In our discussions grandpa would tell the story of being “in a movie theater”. It wasn’t a movie theater. It was actually a large room where he and other scientists gathered to watch films and receive lectures. He said “after the film was over, and the lights came on, I was surprised to find myself seated next to Robert Oppenheimer.” Gulp! This precisely puts grandpa in the same room with Oppenheimer, the “father of the atomic bomb.”
Given cases #1 and #2 above, #3 seals the deal for me. Grandpa had a hand with The Bomb. We are not sure just how involved he was. Now, the next logical question is, was he at Los Alamos? There is only one thing that grandpa told me that may constitute proof that he may have actually been at Los Alamos. I’m not sure we’ll ever really know this for sure. It’s possible his other work could have been done at other labs. At the time of our discussions I did not know enough about Los Alamos to ask this sort of probing question that might have given me better clues.

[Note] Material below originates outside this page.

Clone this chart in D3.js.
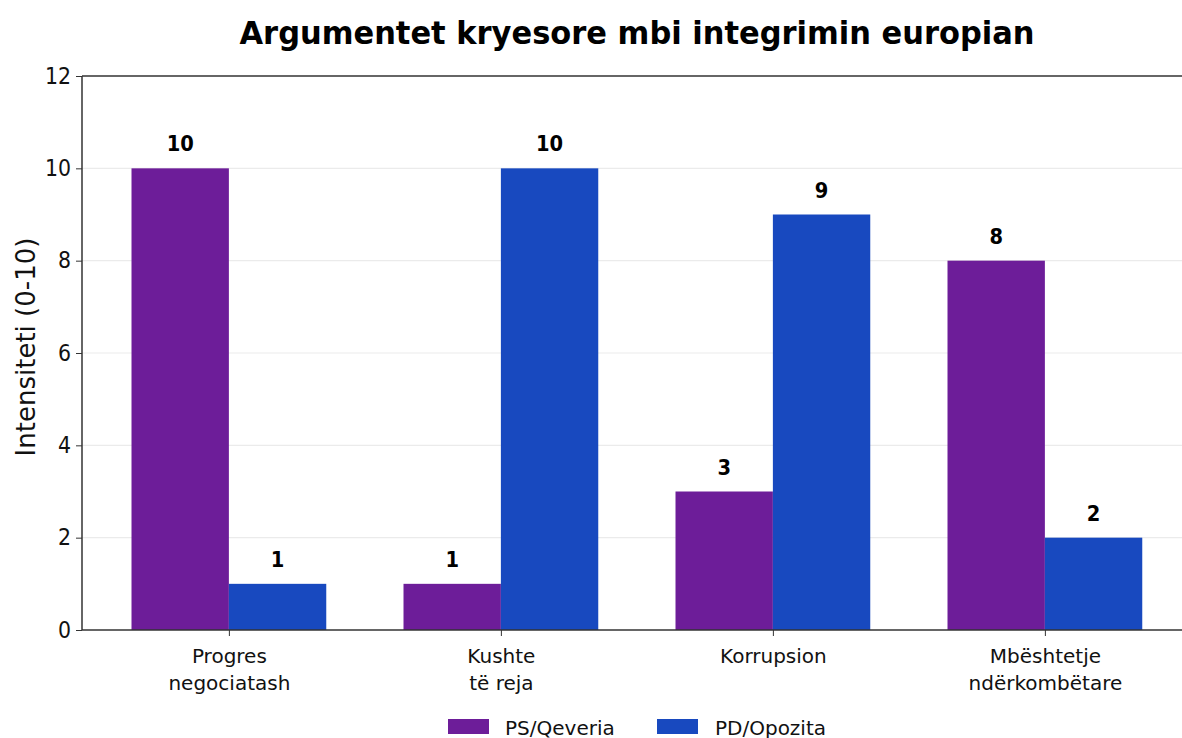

The tenuous bit of evidence that possibly links grandpa to Los Alamos takes us back to his comment about the “movie theater.” In the works of Richard Feynman, one of the first physicists to join the Manhattan Project at Los Alamos, he mentions that “the largest assembly hall in Los Alamos” was its…wait for it… movie theater. Perhaps it’s a reach. Certainly other labs had assembly halls used to show films. Perhaps not? But grandpa saying he’s in a movie theater with Oppenheimer? It sure as hell wasn’t at Mann’s Chinese Theater in Hollywood.
When you read about the level of security around Los Alamos, where the bomb was first built and tested, you get a sense of how extreme everything about it was. To work there (in the middle of nowhere) you would be conditioned not to talk about anything you were involved in unless it was with your own team. No one knew what was going on, not the wives, not the mothers, not friends. Anyone not “on the hill” as Los Alamos was referred to was, in the dark. All mail in and out was read by sensors. Telephone calls were ALL monitored by live operators listening in. If you were pulled over by a cop, your driver’s license would not show your name, or bare your signature. Instead there was merely a number for your name. No matter who you were, your mailing address would be PO Box 1663, Santa Fe, NM. That’s it. Surely this caused some consternation early on when the inevitable traffic violation happened. (Scientists and geeks are not really known for their following speed limits.)
Combine that unprecedented level of security with the burden each person at Los Alamos must have felt when the first bomb was dropped on Hiroshima, and you have the makings for a chapter in one’s lives they may find too painful to revisit. These feelings are echoed best in Oppenheimer’s words. “Now I have become death, the destroyer of worlds.”4
Grandpa never spoke specifically about being involved with the bomb. Then again, when I mentioned ENIAC to him he shrugged his shoulders. Certainly there is a big difference between those making history and those writing about it.
1 Isaacson, Walter (2014-10-07): How a Group of Hackers, Geniuses, and Geeks Created the Digital Revolution Simon & Schuster. Kindle Edition.
2 Gleick, James (2011-02-22). Genius: The Life and Science of Richard Feynman Open Road Media. Kindle Edition.